La mise en place d’une coordination des services, qui existait avec le président Bouteflika sous l’autorité du général Tartag, est jugée indispensable par M’henna et ses amis. La situation où on assiste à des chicayas entre les services extérieurs (DGDSE) et ceux du contre terrorisme intérieur (DGSI) empêcherait, selon eux, toute stratégie commune, notamment dans la répression contre les opposants. L’heure devrait être au rassemblement des forces sécuritaires pour affronter les défis sécuritaires face aux mobilisations du Hirak et aux contentieux régionaux (Maroc, Libye, Sahel).
Splendeur et décli
Le général Djebbar M’henna croit son heure arrivée, il prétend à des fonctions de centralisation de l’ensemble des forces sécuritaires. Hélas pour lui, les hauts cadres du renseignement militaire de la DCSA s’opposent fermement à l’idée de mettre en place une coordination des services qui ne serait pas placée sous leur autorité. Le général Ouled Zmirli, alors patron de la DCSA, refuse qu’on remette en cause les prérogatives grignotées année après année, par son propre service. Ce qui place de dernier au niveau où se trouvait, durant les belles années, l’ancien DRS du tout puissant général Toufik. Pris en étau entre les cadres de la DCSA, bras armé de l’État Major, et les ambitions des revenants de l’ex DRS, le général Said Chengriha choisit les premiers. Ce qui lui vaut encore aujourd’hui une hostilité à peine masquée du général M’henna, soupçonné de se livrer dans les médias à des « fuites » malveillantes contre le patron de l’armée algérienne.

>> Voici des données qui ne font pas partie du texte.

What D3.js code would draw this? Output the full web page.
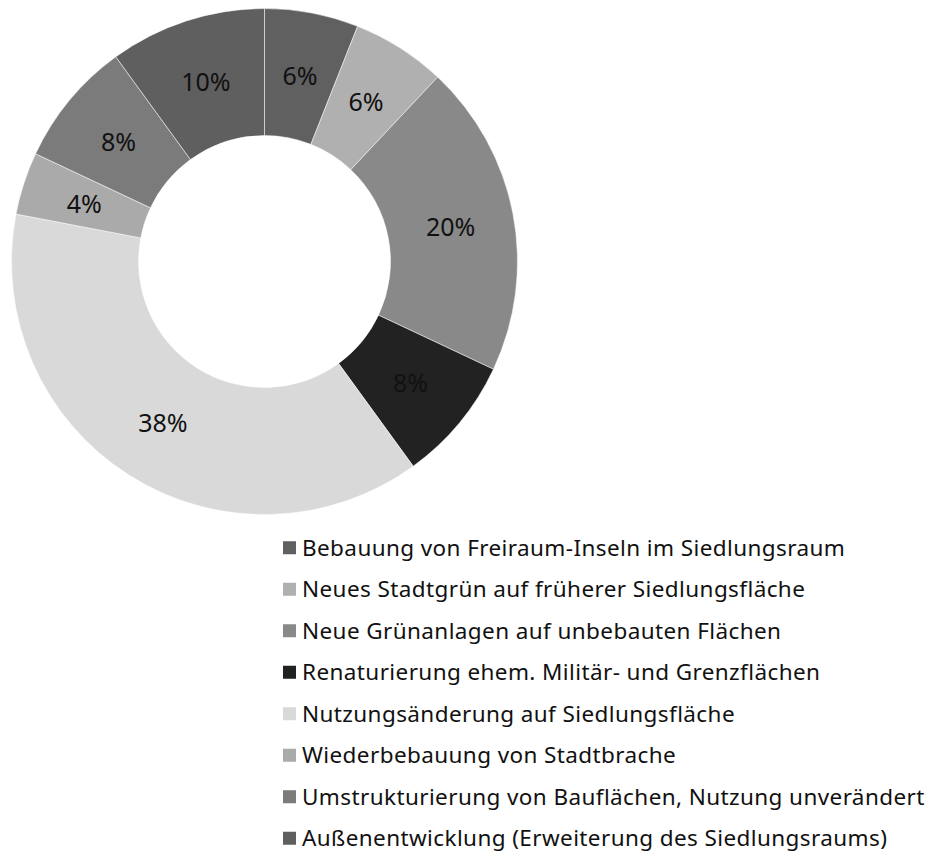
<!DOCTYPE html>
<html><head><meta charset="utf-8">
<script src="https://cdn.jsdelivr.net/npm/d3@7"></script>
<style>body{margin:0;background:#fff;} svg{display:block;}</style>
</head><body>
<svg id="chart" width="932" height="862"></svg>
<script>
const categories = [
  "Bebauung von Freiraum-Inseln im Siedlungsraum",
  "Neues Stadtgrün auf früherer Siedlungsfläche",
  "Neue Grünanlagen auf unbebauten Flächen",
  "Renaturierung ehem. Militär- und Grenzflächen",
  "Nutzungsänderung auf Siedlungsfläche",
  "Wiederbebauung von Stadtbrache",
  "Umstrukturierung von Bauflächen, Nutzung unverändert",
  "Außenentwicklung (Erweiterung des Siedlungsraums)"
];
const values = [6, 6, 20, 8, 38, 4, 8, 10];
const colors = ["#606060", "#b0b0b0", "#898989", "#222222", "#d9d9d9", "#aaaaaa", "#7b7b7b", "#5f5f5f"];

const svg = d3.select("#chart");
const cx = 264.5, cy = 261.5, rOut = 253, rIn = 126;
const font = "'Noto Sans', 'Open Sans', sans-serif";

const pie = d3.pie().value(d => d).sort(null);
const arc = d3.arc().innerRadius(rIn).outerRadius(rOut);
const arcs = pie(values);
const g = svg.append("g").attr("transform", `translate(${cx},${cy})`);
g.selectAll("path").data(arcs).join("path")
  .attr("d", arc)
  .attr("fill", (d, i) => colors[i])
  .attr("stroke", "#ffffff").attr("stroke-width", 0.5);
g.selectAll("text").data(arcs).join("text")
  .attr("transform", d => `translate(${arc.centroid(d)})`)
  .attr("text-anchor", "middle").attr("dy", "0.4em")
  .style("font-family", font).style("font-size", "25px").attr("fill", "#111")
  .text(d => d.data + "%");

const legend = svg.append("g");
const ly = d3.scaleBand().domain(categories).range([527, 859]);
const items = legend.selectAll("g").data(categories).join("g")
  .attr("transform", d => `translate(283,${ly(d) + ly.bandwidth()/2})`);
items.append("rect").attr("x", 0).attr("y", -6.5).attr("width", 13).attr("height", 13)
  .attr("fill", (d, i) => colors[i]);
items.append("text").attr("x", 19).attr("dy", "0.35em")
  .style("font-family", font).style("font-size", "22.5px").style("letter-spacing", "0.4px")
  .attr("fill", "#111")
  .text(d => d);
</script>
</body></html>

À la rentrée de Septembre, notre homme soit se contenter d’être nommé à un poste plus modeste à la tète de la DDSE (services extérieurs algériens). Dans ses nouvelles fonctions, le général M’henna rencontre régulièrement son homologue français, Bernard Émié, le patron de la DGSE. Les deux hommes se connaissent fort bien, s’apprécient et tentent tous les deux de refonder un axe franco algérien fort.
Ces retrouvailles franco-algériennes ne pourront se construire qu’en opposition au patron des armées algériennes, le général Chengriha, dont on connait la tendresse pour la Russie. Le pays de Poutine reste malgré tout le premier fournisseur d’armes de l’Algérie et a encore mené, début Septembre à Vostok, des manoeuvres militaires communes avec ses alliés indien, chinois, birman et …. algérien.
Le conflit ouvert entre les deux généraux Chengriha et M’henna fait partie désormais des scénarios possibles
(1) Ce centre se situait au coeur de la première son région militaire et couvrait plusieurs régions, où il étend sur douze wilayas, en disposant dans chacune de relais qui lui octroient un large contrôle territorial.